Pliée en deux, Aurore Schneider fouille la terre de sa main gantée pour aller déterrer le précieux légume, qu’elle dépose dans un cageot. Serveuse en intérim, la jeune femme a troqué le plateau contre la gouge à asperges. Un outil au long manche affûté qu’elle manie pour la première fois de sa vie, au grand air et sans masque.
« Ça me permet de faire quelque chose pendant le confinement. Ça m’évite de rester à la maison. En plus, ça aide et ça me permet de gagner de l’argent », explique-t-elle. « Je tournais en rond et les journées étaient assez longues. Au bout de 15 jours, j’avais envie de sortir et c’était l’occasion d’être utile », abonde, quelques rangées plus loin, Robin Ruhlmann. Conducteur de travaux dans une entreprise fermée depuis deux semaines, il est au chômage partiel.
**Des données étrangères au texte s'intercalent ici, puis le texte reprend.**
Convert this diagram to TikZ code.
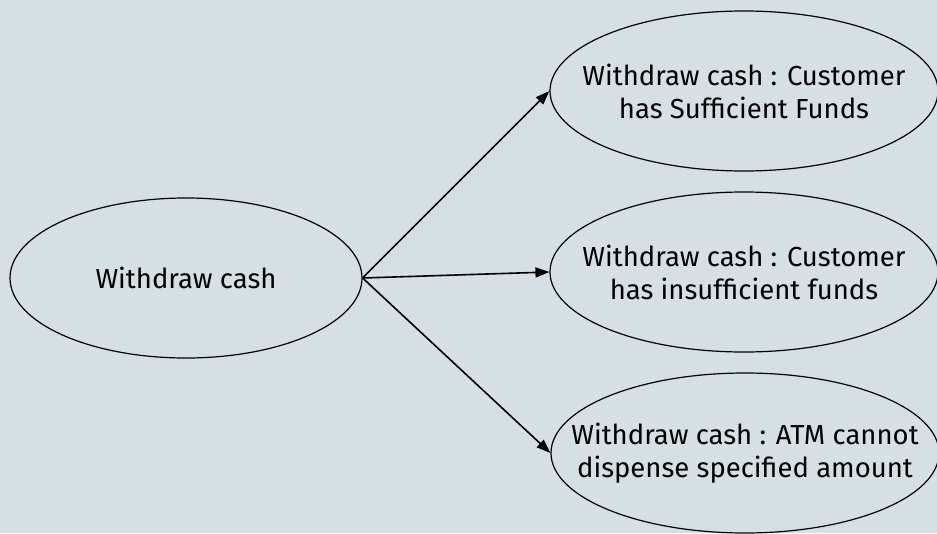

Dans l’exploitation de Jean-Charles Jost à Bilwisheim (Bas-Rhin), ces néo-saisonniers ont remplacé, à la suite d’un appel à l’aide lancé par les syndicats agricoles, la main-d’œuvre habituelle. Celle-ci est essentiellement étrangère et bloquée cette année aux frontières. Mais les petits nouveaux ne devraient pas suffire à sauver la saison.
« Pas la même productivité »
Franck Sander, président Fdsea du Bas-Rhin, le dit sans ambages. Si les appels de personnes offrant leurs services ont afflué ces dernières semaines vers les exploitations, « on ne va pas remplacer les saisonniers habituels, Roumains, Polonais. Ce n’est pas la même productivité. Il faut davantage les encadrer ».
Il insiste sur les indispensables précautions face au risque de propagation du Covid-19. Surtout lorsque les saisonniers, assez espacés dans les champs, travaillent ensemble sur un outil de calibrage.
Pourtant, au-delà du problème de la main-d’Ouvre, se pose surtout aux producteurs celui des débouchés. Habituellement, l’Alsace entre dans une sorte de transe au printemps. Les asperges occupent les conversations, envahissent les marchés. Les gourmets guettent le lancement des « menus asperges » dans les restaurants: veloutés d’asperges et assaisonnement avec diverses sauces.
Marchés et restaurants fermés
« D’habitude, je me fais dévaliser. Actuellement, on récolte 250 kg par jour. En poussant chez tous nos clients, on les vend mais on est seuls sur le marché », racontait, fin mars, M. Jost. Ses légumes, enracinés dans des terres sableuses, sont plus précoces que les autres asperges alsaciennes.
« Une journée normale, je fais trois tonnes par jour. Là je peine pour vendre 250 kg… L’asperge n’est pas un produit de première nécessité », analysait-il. Tout en déplorant aussi la fermeture des marchés après celle des restaurants.
Président l’association des producteurs d’asperges d’Alsace, il ne compte récolter que 30 à 40% maximum de ses légumes, faute d’un « potentiel de vente » suffisant.
René Jenner, petit producteur à Lampertheim, a décidé de récolter ses asperges avec la main-d’œuvre locale. Celle-ci s’est mobilisée pour l’aider. Il veut croire que « les gens de la ville passeront ». Mais « le point noir, ce sont les restaurants: on ne sait pas quand ils vont rouvrir ».
Ses collègues de la ferme Frick, à Gundolsheim (Haut-Rhin), ont pris une décision radicale. « Rien ne sera ramassé pendant la période du confinement », expliquait, il y a quelques jours, Muriel Frick. « Je ne veux pas être responsable d’avoir un employé à l’hôpital ou qui décède », justifiait-elle. Elle décrit des saisonniers fidèles, plutôt âgés, instituteurs ou gendarmes à la retraite.
Limiter les contacts
« Nous allons nous en remettre parce que nous avons un certain âge. Les investissements sont derrière nous mais des jeunes ne peuvent pas faire pareil », constatait l’agricultrice. Elle dit devoir refuser « toutes les cinq minutes » des propositions de bras d’une coiffeuse, une éducatrice, de parents ou de restaurateurs cherchant du travail pour leurs enfants ou leurs employés.
Depuis, les Frick ont changé d’avis. Ils ont été confrontés à de nombreux appels de clients fidèles désireux de venir acheter des asperges à la ferme. « On pense commencer la récolte vers le 15 avril avec quatre personnes, contre 20 habituellement. Sur un quart de la surface totale », explique Mme Frick.
Un nombre de saisonniers réduit « au strict minimum ». Ceci devrait notamment permettre de limiter les contacts dans les véhicules qui les emmèneront aux champs.